According to the CrowdStrike 2023 Threat Hunting Report, organisations are confronting an increase in cyberthreats, including significant rises in identity-based intrusions and adversaries targeting the cloud. These attacks can severely impact business operations and reputation. Legacy security measures are no longer sufficient to protect against these evolving threats, leading to the need for security transformation.
This article explores the evolving role of security from risk mitigation to enabling organisations, the impact of security transformation on an organisation’s risk posture, and critical areas for CIOs and CISOs to focus on for effective enterprise security.
The evolving role of security
Legacy security solutions are facing new challenges and limitations in the face of modern cyberthreats. As organisations grapple with increasingly sophisticated attacks, security transformation becomes a vital strategy to reevaluate and enhance security posture.
Traditionally, security focused on protecting on-premises assets and data, primarily relying on perimeter defences and signature-based approaches. However, the evolving threat landscape, characterised by hacktivists, nation-state actors, e-crime actors, and shifts in the tactics, techniques, and procedures of advanced persistent threats, has rendered these methods inadequate. The limitations of legacy security approaches, such as those that are signature-based, are evident in their inability to detect and thwart novel attacks that exploit vulnerabilities across various entry points or malware-free attacks, which constitute 71% of interactive intrusions.
Security transformation involves a comprehensive overhaul of security strategies, emphasising proactive measures to detect, prevent, and respond to threats. This approach necessitates embracing modern technologies such as artificial intelligence, machine learning, and behavioural analytics to identify anomalous patterns and potential breaches. By adopting a proactive, dynamic, and context-aware defence mechanism, organisations can enhance their ability to identify and mitigate risks promptly.

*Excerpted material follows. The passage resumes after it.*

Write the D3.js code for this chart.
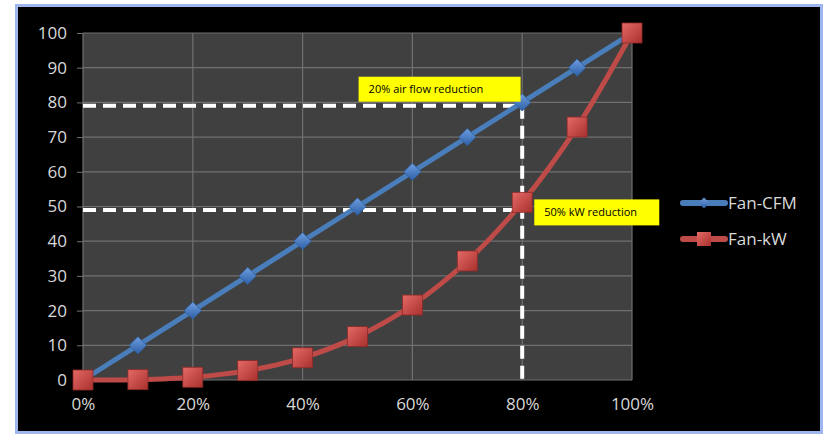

Centralising security data allows organisations to comprehensively understand threats, vulnerabilities, and attack patterns, leading to more informed strategic decision-making. Adopting an intelligence-driven approach, focused on staying informed about emerging threats and adversary tactics, is crucial for proactive defence. This strategy prepares organisations to effectively respond to evolving threats, ensuring a dynamic and adaptable security posture.
The impact of security transformation
Security transformation brings numerous benefits. It significantly reduces risks and minimises the potential fallout from cyberattacks. It also addresses the complexity that has built up in the security stack by identifying consolidation opportunities. These not only improve visibility across various logical domains but also reduce overall costs for businesses.
By embracing proactive measures and advanced technologies, organisations bolster their resilience against evolving threats. Moreover, security transformation reshapes an organisation’s security posture, enhancing its capability to confidently defend against threats. Security transformation not only encompasses technological advancements but also organisational structure, cultural shifts, workforce empowerment, and adjustments to operational models across the business.
CIOs and CISOs play a pivotal role in driving security transformation within organisations. Their focus spans critical aspects, starting with the adoption of a holistic security strategy. This involves orchestrating a blend of advanced technologies to fortify defences against modern threats. Equally vital is nurturing a security-conscious culture across all levels of the organisation, fostering a collective commitment to safeguarding assets. And they’re doing all of this often under the spectre of tightened budgetary controls.
An approach starting with endpoint security, enabling visibility, detection, prevention, and response to breaches is essential. Moving to identity protection is crucial due to the surge in complex attacks and the shift from runtime compromise to identity exploitation. Cloud environments emerge as another vital area, given the acceleration of digital transformation in businesses. This demands a tailored approach considering the unique architecture and operations. Integrating security into the development cycle, or “shifting security left,” is pivotal to preemptively address vulnerabilities before runtime. CIOs and CISOs must navigate these domains, ensuring cohesive security strategies that align with evolving threat landscapes and organisational structures.
Continuous monitoring of threats remains paramount. Security leaders must champion adaptive security measures that can swiftly respond to emerging threats. Such agility ensures a proactive stance, enabling rapid mitigation and reducing potential damage.
In terms of organisational structure, aligning security with the goals of other teams and departments is key to better business processes. Whether the security organisation is part of the IT business or not, and regardless of the IT department’s capabilities and cost structure, having different data sets across teams consolidated in one solution provides greater operational consolidation and visibility into threats and risks.
By embracing these multifaceted responsibilities, CIOs and CISOs not only safeguard data but also position their organisations to thrive in an increasingly interconnected and evolving digital ecosystem.